I have had some requests for websites this summer, and as part of my continuing experiments with web technologies, I also ought to build myself a decent system for my own site to keep myself in the game of evolving techniques and ideas. There are various reasons why I have concluded that I should to roll my own:

Aims

What then are the defining features of what I am building?

In the range of size, it will be fairly small, less than almost every established project, but more over-architectured than some personal sites and minimal systems, like Hixie’s or Blosxom.

It also must be able to correctly handle and output XML. At least some of the content will have to be stored in XML, such as MathML, and whether or not the rest is, the whole pipeline must make sure that nothing is mangled.

The input must be natural and flexible. There should be no requirement to hand-author XML directly, but with no dodgy, inscrutable, or complex transformations taking control away from my power-hungry posting. The data stored must as richly marked-up as possible, in a language that is interchangeable, widely accepted, clearly defined, and can be mapped to other formats. Nothing too demanding or heavy on buzzwords though. I am also interested in semantic relations between items of data. This is probably best represented using RDF/OWL, but no-one has worked out yet how to make any effective use of this sort of data on the internet.

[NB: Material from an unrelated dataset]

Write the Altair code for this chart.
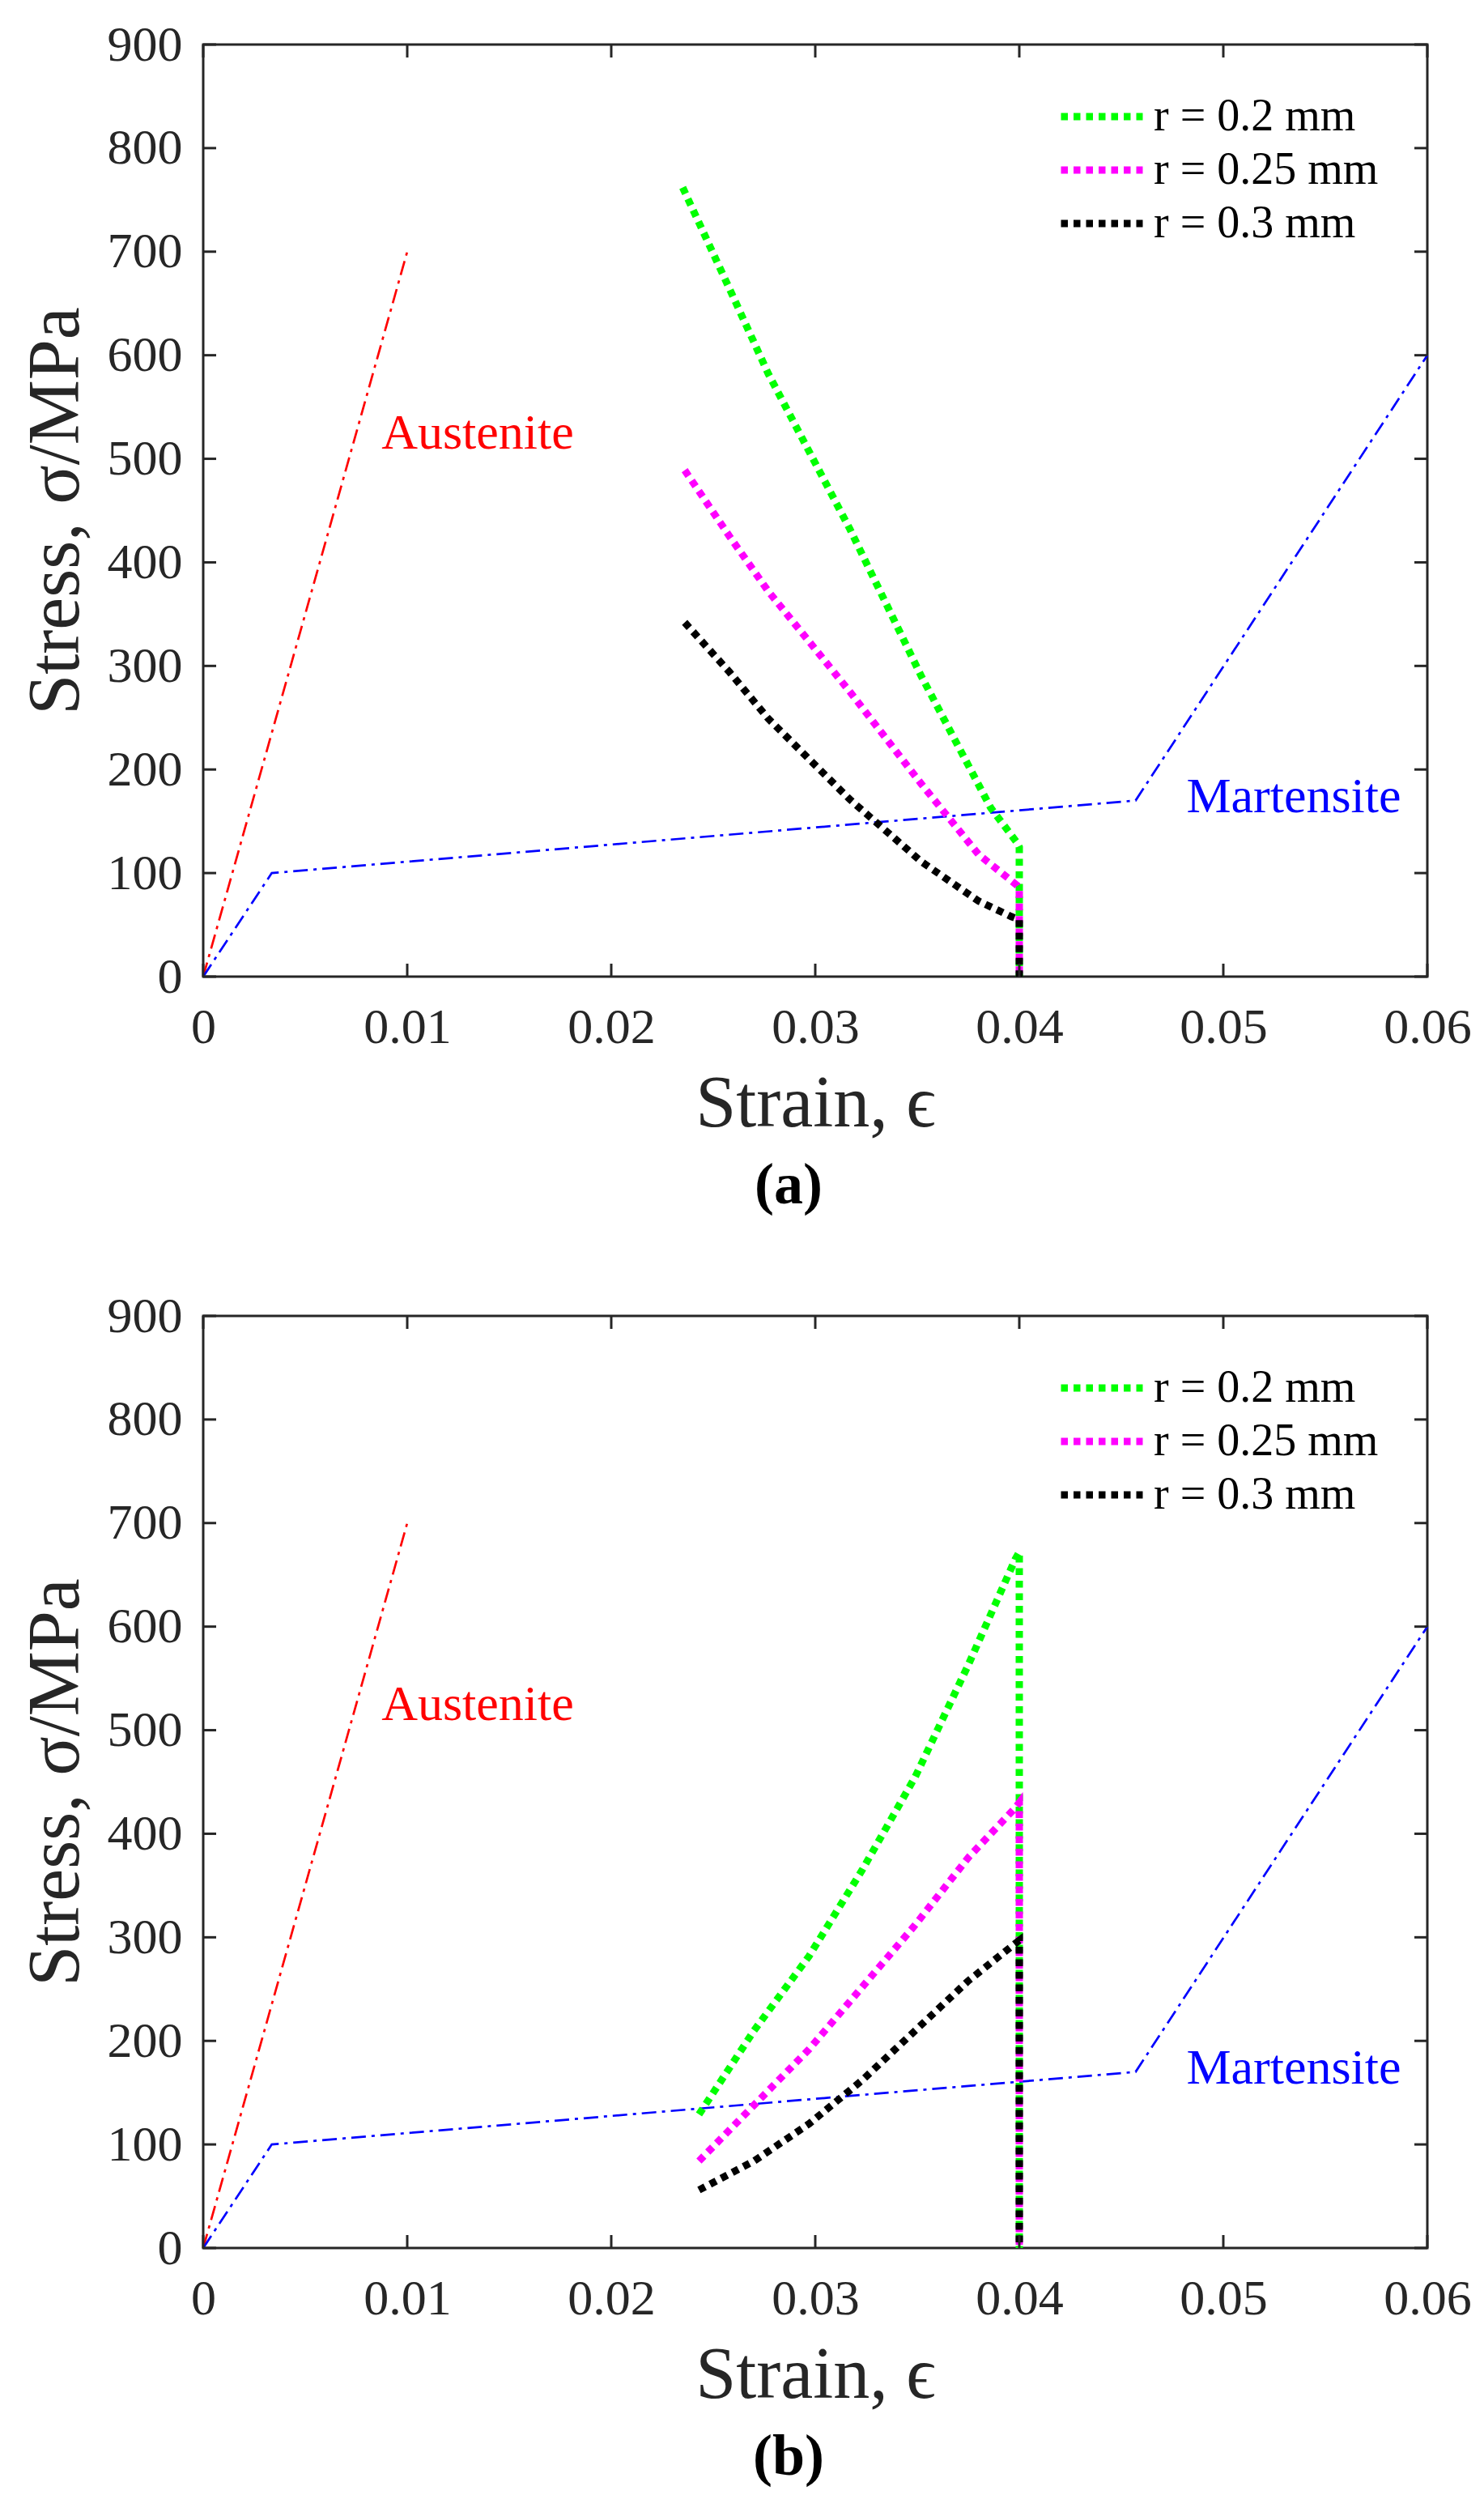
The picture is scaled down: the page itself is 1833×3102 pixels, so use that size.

As a long term goal, I want to follow this work and see what could be done with it.

It should integrate well with existing tools, so the preferable way of storing data will be in flat XML files that can be versioned, processed, and searched from the shell. For lightness, I would prefer to have no database at all.

The information architecture of storing pieces of data is also important, including reasonable structuring in terms of content-types, metadata, taxonomies, and so on. These are small things, but I may as well get them right.

Progress

So far, I have built the guts of the system and am ready to go with it. It meets the aims well, in ways I had not always anticipated. It needs some styling and frontend work to make it pretty still, and I have some concerns with the feeds which are holding me back from jumping on it right away. Expect more soon.